Causal Inference for Statistics, Social, and Biomedical Sciences: Causality: The Basic Framework

INTRODUCTION In this introductory chapter we set out our basic framework for causal inference. We discuss three key notions underlying our approach. The first notion is that of potential outcomes , each corresponding to one of the levels of a treatment or manipulation , following the dictum “no causation without manipulation” (Rubin, 1975, p. 238). Each of these potential outcomes is a priori observable, in the sense that it could be observed if the unit were to receive the corresponding treatment level. But, a posteriori , that is, once a treatment is applied, at most one potential outcome can be observed. Second, we discuss the necessity, when drawing causal inferences, of observing multiple units , and the utility of the related stability assumption, which we use throughout most of this book to exploit the presence of multiple units.

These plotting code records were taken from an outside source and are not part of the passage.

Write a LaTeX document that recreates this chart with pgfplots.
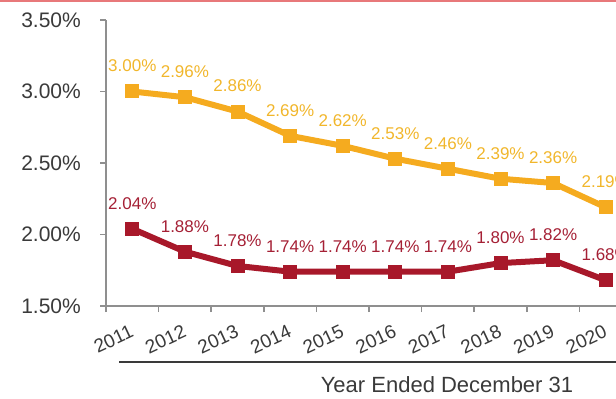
\documentclass[border=0pt]{standalone}
\usepackage{pgfplots}
\pgfplotsset{compat=1.18}
\usepackage{fontspec}
\setmainfont{Liberation Sans}
\definecolor{gold}{HTML}{F5AB1F}
\definecolor{goldtxt}{HTML}{F1B62B}
\definecolor{dred}{HTML}{A8182A}
\definecolor{dredtxt}{HTML}{A52035}
\definecolor{axgray}{HTML}{8F8F8F}
\definecolor{txtgray}{HTML}{3A3A3A}
\definecolor{topline}{HTML}{E8787A}
\begin{document}
\begin{tikzpicture}[x=1pt,y=1pt]
\path[use as bounding box] (0,0) rectangle (616,399);
\clip (0,0) rectangle (616,399);
\begin{axis}[
  at={(106pt,93pt)}, anchor=south west,
  scale only axis, width=526pt, height=286pt,
  xmin=2010.5, xmax=2020.5, ymin=1.5, ymax=3.5,
  axis x line=bottom, axis y line=left,
  axis line style={-, draw=axgray, line width=1.8pt},
  tick align=outside,
  major tick length=6pt,
  tick style={draw=axgray, line width=1.5pt},
  xtick={2010.5,2011.5,2012.5,2013.5,2014.5,2015.5,2016.5,2017.5,2018.5,2019.5,2020.5},
  xticklabels={},
  extra x ticks={2011,2012,2013,2014,2015,2016,2017,2018,2019,2020},
  extra x tick labels={2011,2012,2013,2014,2015,2016,2017,2018,2019,2020},
  extra x tick style={major tick length=0pt, tick style={draw=none},
    xticklabel style={yshift=-18pt, xshift=-3pt, rotate=25, anchor=north east, inner sep=0pt,
      font=\fontsize{19}{19}\selectfont, text=txtgray}},
  ytick={1.5,2,2.5,3,3.5},
  yticklabels={1.50\%,2.00\%,2.50\%,3.00\%,3.50\%},
  yticklabel style={anchor=east, inner sep=0pt, xshift=-19pt,
    font=\fontsize{21}{21}\selectfont, text=txtgray},
  clip=false,
  /pgf/number format/assume math mode=true,
  nodes near coords={\pgfmathprintnumber[fixed,fixed zerofill,precision=2]{\pgfplotspointmeta}\%},
  nodes near coords align={center},
  every node near coord/.append style={yshift=25.5pt, font=\fontsize{17}{17}\selectfont},
]
\addplot[color=gold, line width=6pt, mark=square*, mark size=6.5pt,
  mark options={solid, fill=gold, line width=0pt},
  every node near coord/.append style={text=goldtxt}]
  coordinates {(2011,3.00) (2012,2.96) (2013,2.86) (2014,2.69) (2015,2.62)
               (2016,2.53) (2017,2.46) (2018,2.39) (2019,2.36) (2020,2.19)};
\addplot[color=dred, line width=6pt, mark=square*, mark size=6.5pt,
  mark options={solid, fill=dred, line width=0pt},
  every node near coord/.append style={text=dredtxt}]
  coordinates {(2011,2.04) (2012,1.88) (2013,1.78) (2014,1.74) (2015,1.74)
               (2016,1.74) (2017,1.74) (2018,1.80) (2019,1.82) (2020,1.68)};
\end{axis}
\draw[color=txtgray, line width=1.6pt] (119,37) -- (640,37);
\node[font=\fontsize{22}{22}\selectfont, text=txtgray] at (447,14) {Year Ended December 31};
\draw[topline, line width=2.5pt] (0,398) -- (616,398);
\end{tikzpicture}
\end{document}
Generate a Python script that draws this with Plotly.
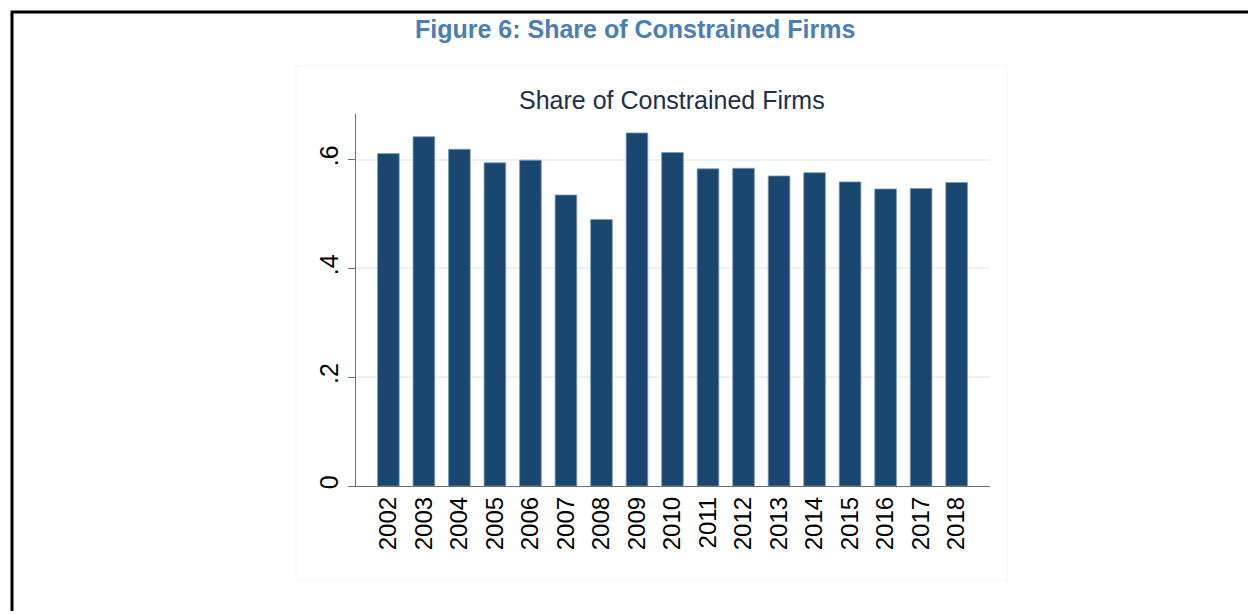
import plotly.graph_objects as go

years = ["2002", "2003", "2004", "2005", "2006", "2007", "2008", "2009", "2010",
         "2011", "2012", "2013", "2014", "2015", "2016", "2017", "2018"]
share = [0.611, 0.642, 0.619, 0.594, 0.599, 0.535, 0.490, 0.649, 0.613,
         0.583, 0.584, 0.570, 0.576, 0.559, 0.546, 0.547, 0.558]
ytick_vals = [0, 0.2, 0.4, 0.6]
ytick_text = ["0", ".2", ".4", ".6"]

W, H = 1248, 614
FONT = "Liberation Sans, Arial, sans-serif"

def px(x):
    return x / W

def py(y):
    return 1 - y / H

fig = go.Figure()
fig.add_trace(go.Bar(
    x=years, y=share,
    marker=dict(color="#1a476f", line=dict(color="#7f9ab3", width=0.8)),
    width=0.61,
    hoverinfo="x+y",
))

fig.update_layout(
    width=W, height=H,
    margin=dict(l=0, r=0, t=0, b=0),
    paper_bgcolor="white", plot_bgcolor="white",
    showlegend=False,
    font=dict(family=FONT, color="#000000"),
    xaxis=dict(
        domain=[px(355.7), px(990)],
        type="category",
        range=[-0.92, 16.94],
        showgrid=False,
        showline=True, linecolor="#6e6e6e", linewidth=1.3,
        ticks="",
        tickangle=-90,
        tickfont=dict(size=24, family=FONT, color="#000000"),
        anchor="y",
    ),
    yaxis=dict(
        domain=[py(488.5), py(115)],
        range=[0, 0.683],
        tickvals=ytick_vals, ticktext=ytick_text,
        tickangle=-90,
        showgrid=True, gridcolor="#eaf2f3", gridwidth=1.5,
        zeroline=False,
        showline=True, linecolor="#6e6e6e", linewidth=1.3,
        ticks="outside", ticklen=7, tickcolor="#6e6e6e", tickwidth=1.3,
        tickfont=dict(size=25, family=FONT, color="#000000"),
        anchor="x",
    ),
    shapes=[
        dict(type="rect", xref="paper", yref="paper",
             x0=px(296), x1=px(1007), y0=py(583), y1=py(66),
             line=dict(color="#f6f6f6", width=1), layer="below"),
        dict(type="line", xref="paper", yref="paper",
             x0=px(11), x1=1, y0=py(12), y1=py(12),
             line=dict(color="black", width=3)),
        dict(type="line", xref="paper", yref="paper",
             x0=px(12), x1=px(12), y0=py(11), y1=0,
             line=dict(color="black", width=3)),
    ],
    annotations=[
        dict(text="<b>Figure 6: Share of Constrained Firms</b>",
             xref="paper", yref="paper", x=px(634.5), y=py(29),
             xanchor="center", yanchor="middle", showarrow=False,
             font=dict(size=25, family=FONT, color="#4a7eb5")),
        dict(text="Share of Constrained Firms",
             xref="paper", yref="paper", x=px(672), y=py(100),
             xanchor="center", yanchor="middle", showarrow=False,
             font=dict(size=25, family=FONT, color="#1e2d4a")),
    ],
)

fig.write_html("out.html",
               config={"displayModeBar": False},
               post_script="document.body.style.margin='0';document.body.style.overflow='hidden';")
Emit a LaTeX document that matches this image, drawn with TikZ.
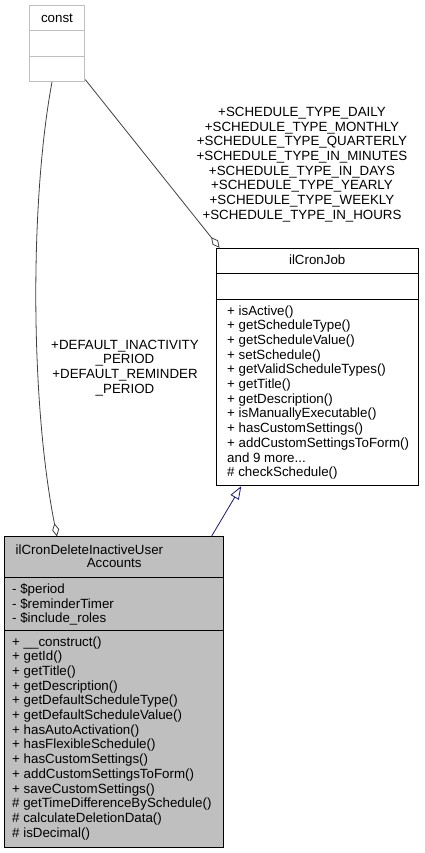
\documentclass[tikz,border=0pt]{standalone}
\usepackage{fontspec}
\setmainfont{Liberation Sans}
\usetikzlibrary{arrows.meta}

\definecolor{edgegray}{HTML}{404040}
\definecolor{lightborder}{HTML}{BFBFBF}
\definecolor{inheritblue}{HTML}{191970}

\tikzset{
  classbox/.style={draw=black, line width=1pt, inner sep=0pt, minimum width=#1},
  member/.style={anchor=base west, align=left, inner sep=0pt, font=\fontsize{13.33}{14.7}\selectfont},
  caption/.style={anchor=base, align=center, inner sep=0pt, font=\fontsize{13.33}{14.65}\selectfont},
  usage/.style={draw=edgegray, line width=0.8pt, -{Diamond[open, length=13.5pt, width=7pt, line width=0.8pt]}},
  inherit/.style={draw=inheritblue, line width=0.8pt, -{Triangle[open, length=13pt, width=9.5pt, line width=0.8pt]}}
}

\begin{document}
\begin{tikzpicture}[x=1pt, y=-1pt]
\useasboundingbox (0,0) rectangle (424,853);

% Class boxes
\node[classbox=55.5pt, draw=lightborder, minimum height=76.5pt] (const) at (57, 43.3) {};
\node[classbox=202.3pt, minimum height=237.4pt] (cronjob) at (317.2, 367) {};
\node[classbox=219.5pt, fill=lightborder, minimum height=310.3pt] (deluser) at (114.2, 692.1) {};

% Compartment lines
\draw[lightborder, line width=1pt] (const.west |- 0,31) -- (const.east |- 0,31);
\draw[lightborder, line width=1pt] (const.west |- 0,56.7) -- (const.east |- 0,56.7);
\draw[line width=1pt] (cronjob.west |- 0,273.3) -- (cronjob.east |- 0,273.3);
\draw[line width=1pt] (cronjob.west |- 0,299.5) -- (cronjob.east |- 0,299.5);
\draw[line width=1pt] (deluser.west |- 0,577.3) -- (deluser.east |- 0,577.3);
\draw[line width=1pt] (deluser.west |- 0,630.5) -- (deluser.east |- 0,630.5);

% Class names
\node[caption] (constname) at (57, 22.3) {const};
\node[caption] (cronjobname) at (317.2, 264.5) {ilCronJob};
\node[member] (delname) at (15.5, 554.8) {ilCronDeleteInactiveUser};
\node[caption] (delname2) at (114.2, 567.8) {Accounts};

% Members (anchored at the baseline of the last line)
\node[member] (cronjobops) at (227, 476.7) {+ isActive()\\+ getScheduleType()\\+ getScheduleValue()\\+ setSchedule()\\+ getValidScheduleTypes()\\+ getTitle()\\+ getDescription()\\+ isManuallyExecutable()\\+ hasCustomSettings()\\+ addCustomSettingsToForm()\\and 9 more...\\\# checkSchedule()};
\node[member] (delattrs) at (12, 622.9) {- \$period\\- \$reminderTimer\\- \$include\_roles};
\node[member] (delops) at (12, 837.1) {+ \_\_construct()\\+ getId()\\+ getTitle()\\+ getDescription()\\+ getDefaultScheduleType()\\+ getDefaultScheduleValue()\\+ hasAutoActivation()\\+ hasFlexibleSchedule()\\+ hasCustomSettings()\\+ addCustomSettingsToForm()\\+ saveCustomSettings()\\\# getTimeDifferenceBySchedule()\\\# calculateDeletionData()\\\# isDecimal()};

% Connectors
\draw[usage] ([xshift=-5pt]const.south) .. controls (30,200) and (30,400) .. ([xshift=-57.2pt]deluser.north);
\draw[usage] ([yshift=2.5pt]const.south east) -- ([xshift=4pt]cronjob.north west);
\draw[inherit] ([xshift=-13pt]deluser.north east) -- ([xshift=25.7pt]cronjob.south west);

% Connector labels (anchored at the baseline of the last line)
\node[caption] (constants) at (302, 219) {+SCHEDULE\_TYPE\_DAILY\\+SCHEDULE\_TYPE\_MONTHLY\\+SCHEDULE\_TYPE\_QUARTERLY\\+SCHEDULE\_TYPE\_IN\_MINUTES\\+SCHEDULE\_TYPE\_IN\_DAYS\\+SCHEDULE\_TYPE\_YEARLY\\+SCHEDULE\_TYPE\_WEEKLY\\+SCHEDULE\_TYPE\_IN\_HOURS};
\node[caption] (defaults) at (125, 393) {+DEFAULT\_INACTIVITY\\\_PERIOD\\+DEFAULT\_REMINDER\\\_PERIOD};
\end{tikzpicture}
\end{document}
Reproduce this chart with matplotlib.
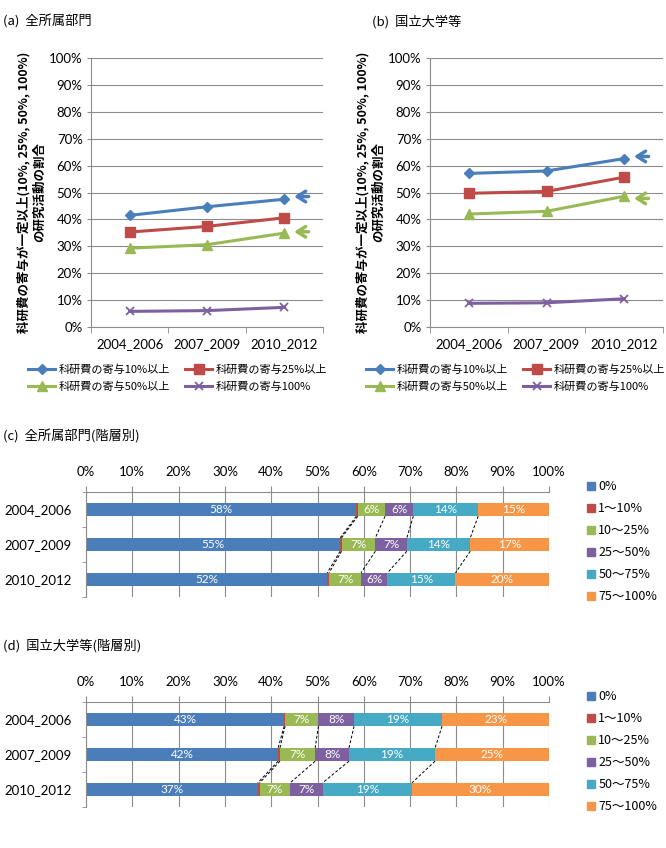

Finally, we discuss the central role of the assignment mechanism , which is crucial for inferring causal effects, and which serves as the organizing principle for this book. POTENTIAL OUTCOMES In everyday life, causal language is widely used in an informal way. One might say: “My headache went away because I took an aspirin,” or “She got a good job last year because she went to college,” or “She has long hair because she is a girl.” Such comments are typically informed by observations on past exposures, for example, of headache outcomes after taking aspirin or not, or of characteristics of jobs of people with or without college educations, or the typical hair length of boys and girls. As such, these observations generally involve informal statistical analyses, drawing conclusions from associations between measurements of different quantities that vary from individual to individual, commonly called variables or random variables – language apparently first used by Yule (1897). Nevertheless, statistical theory has been relatively silent on questions of causality. Many, especially older, textbooks avoid any mention of the term other than in settings of randomized experiments.